上写真=「守備ではがむしゃらに追いかける」と高野遼。再開初戦と同じ上海上港と再戦するが、もう一度勝つつもりだ(写真◎Y.F.M)
勢いそのまま!
鋭角クロスが横浜F・マリノスを救った。11月25日のACL再開初戦。0-0で進んだゲームがそのまま終わるのではないかと思われた90分に、高野遼の左足がキラリと光った。
左サイドで縦にぐいっと出てから高速クロスをゴール前へ送った。中央で仲川輝人がヘディングシュート、GKが反応して手で弾いたが、こぼれたところに天野純が詰めていて、そのままプッシュ。貴重な貴重な決勝点が生まれた。
何より高野のクロスだ。右足で外側に持ち出して相手がボールに触れない距離に置いてから、腰を鋭く斬るようにして左足で上げた鋭角のクロス。
「こだわりがあるわけでも、練習をすごくしたわけでもないですけど、昔からあの形は持っていました。自分でもあんなに外に持ち出している実感はなくて、クロスも流れで蹴ることが多いので、考えて蹴っていないんです。勢いそのまま、と言ってしまうものなんですけど、本当に感覚ですね、あれは」
そう言って笑うが、勢いで持っていけてしまうだけの体幹や腰のキレ、立ち足の強さと右足の振りのスピードを持っているということだろう。

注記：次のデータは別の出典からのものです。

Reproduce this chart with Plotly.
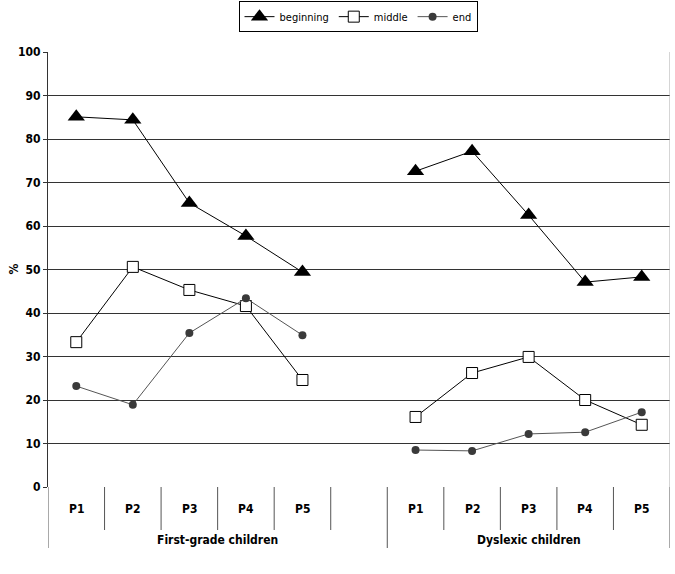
import plotly.graph_objects as go

# ---- data ----
groups = ["First-grade children", "Dyslexic children"]
phases = ["P1", "P2", "P3", "P4", "P5"]

beginning_first = [85.1, 84.4, 65.3, 57.7, 49.4]
beginning_dys = [72.6, 77.2, 62.5, 47.1, 48.3]
middle_first = [33.3, 50.6, 45.3, 41.6, 24.6]
middle_dys = [16.1, 26.2, 29.9, 20.0, 14.3]
end_first = [23.2, 18.9, 35.4, 43.4, 34.9]
end_dys = [8.5, 8.3, 12.2, 12.6, 17.2]

y_ticks = list(range(0, 101, 10))

# ---- layout helpers (category slots: 5 + blank + 5) ----
n1 = len(phases)
x_first = list(range(n1))
x_dys = [n1 + 1 + i for i in range(n1)]
x_all = x_first + [n1] + x_dys
n_slots = len(x_all)


def join(a, b):
    return a + [None] + b


FONT = "DejaVu Sans Condensed, Liberation Sans Narrow, Arial Narrow, Liberation Sans, sans-serif"

fig = go.Figure()
fig.add_trace(go.Scatter(
    x=x_all, y=join(beginning_first, beginning_dys), name="beginning",
    mode="lines+markers", connectgaps=False,
    line=dict(color="black", width=1),
    marker=dict(symbol="triangle-up", size=15, color="black"),
))
fig.add_trace(go.Scatter(
    x=x_all, y=join(middle_first, middle_dys), name="middle",
    mode="lines+markers", connectgaps=False,
    line=dict(color="black", width=1),
    marker=dict(symbol="square", size=11, color="white",
                line=dict(color="black", width=1)),
))
fig.add_trace(go.Scatter(
    x=x_all, y=join(end_first, end_dys), name="end",
    mode="lines+markers", connectgaps=False,
    line=dict(color="#555555", width=1),
    marker=dict(symbol="circle", size=8, color="#3a3a3a"),
))

# category separators
shapes = []
plot_h = 574 - 52 - 87
short = -43 / plot_h
long_ = -61 / plot_h
for k in range(n_slots + 1):
    xb = k - 0.5
    is_long = k in (0, n1 + 1, n_slots)
    shapes.append(dict(type="line", xref="x", yref="paper",
                       x0=xb, x1=xb, y0=0, y1=long_ if is_long else short,
                       line=dict(color="#555555", width=1)))
# right border of plot area
shapes.append(dict(type="line", xref="x", yref="paper",
                   x0=n_slots - 0.5, x1=n_slots - 0.5, y0=0, y1=1,
                   line=dict(color="#aaaaaa", width=1)))

annotations = []
for i, p in enumerate(phases):
    for xs in (x_first, x_dys):
        annotations.append(dict(x=xs[i], y=0, xref="x", yref="paper",
                                text="<b>%s</b>" % p, showarrow=False,
                                yshift=-22, yanchor="middle",
                                font=dict(family=FONT, size=12, color="black")))
group_centers = [(x_first[0] - 0.5 + n1 + 0.5) / 2, (x_dys[0] - 0.5 + x_dys[-1] + 0.5) / 2]
for g, c in zip(groups, group_centers):
    annotations.append(dict(x=c, y=0, xref="x", yref="paper",
                            text="<b>%s</b>" % g, showarrow=False,
                            yshift=-53, yanchor="middle",
                            font=dict(family=FONT, size=12, color="black")))
# y-axis title
annotations.append(dict(x=(13 - 48) / (675 - 48 - 5), y=0.5, xref="paper", yref="paper",
                        xanchor="center", yanchor="middle", text="<b>%</b>",
                        textangle=-90, showarrow=False,
                        font=dict(family=FONT, size=12, color="black")))

fig.update_layout(
    width=675, height=574,
    margin=dict(l=48, r=5, t=52, b=87, autoexpand=False),
    paper_bgcolor="white", plot_bgcolor="white",
    font=dict(family=FONT, size=12, color="black"),
    showlegend=True,
    legend=dict(orientation="h", x=358 / 675, y=0.998, xref="container", yref="container",
                xanchor="center", yanchor="top",
                bordercolor="black", borderwidth=1, bgcolor="white",
                font=dict(family=FONT, size=11, color="black"),
                itemwidth=30, tracegroupgap=0),
    xaxis=dict(range=[-0.5, n_slots - 0.5], showticklabels=False, ticks="",
               showgrid=False, zeroline=False, showline=False, fixedrange=True,
               automargin=False),
    yaxis=dict(range=[0, 100], tickvals=y_ticks,
               ticktext=["<b>%d</b>" % v for v in y_ticks],
               ticks="outside", ticklen=4, tickcolor="#333333",
               showline=True, linecolor="#333333", linewidth=1,
               showgrid=True, gridcolor="#333333", gridwidth=1.2,
               zeroline=False, automargin=False,
               tickfont=dict(family=FONT, size=12)),
    shapes=shapes,
    annotations=annotations,
)

fig.write_html("out.html")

「自分の勢いに負けちゃいけないので、うまく体を流して蹴らなければいけなくて。足の振りも速いと思うので、一歩間違うとゴールライン割ってしまうからそこは気をつけていますね」
この強烈なクロスを習得したのは「中学生か高校生かぐらい」とのことだが、「右足でかき出して相手より一歩速く出られるのは、いまのコーチであるリキさん(松橋力蔵)に教わったのを覚えています」。松橋コーチはかつて横浜マリノス時代にMFとして活躍、のちにユースの監督を務めたときに高野の成長を見守った。横浜FMのアカデミー出身の高野が受け継いだトリコロールの遺伝子が、あの場面で花開いたと言えるだろう。
左サイドバックが主戦場だが、途中からピッチに出るときにはウイングとしてその切れ味鋭い左足に期待されている。まさにジョーカーだ。
「もともとうまくやるタイプでもなくて、サイドバックでもウイングでもそういうプレーヤー寄りだと思いますけど、ウイングのほうがシンプルになるのかな」と自己分析。「後ろでも前でも得点に絡むプレーを増やしたいと思っています。Jリーグのときのようにクロスから点につながったり、中に入って攻撃に絡んだりしていきたいです。得点に絡むプレーは常に気にしているので、明日も変わらず意識していきたい」と攻撃サッカーの中で自分を生かす意欲にあふれている。
そうなると、あの高速クロスを見舞ったパンチのあるキックを、シュートでも見てみたい。
「もちろんそればかり意識することはなかなかないですけど、試合の状況だったりスペースがあれば自分もどんどん狙っていきたいと思っています」
クラブのDNAを宿した左足が輝くほど、頂点に近づいていくだろう。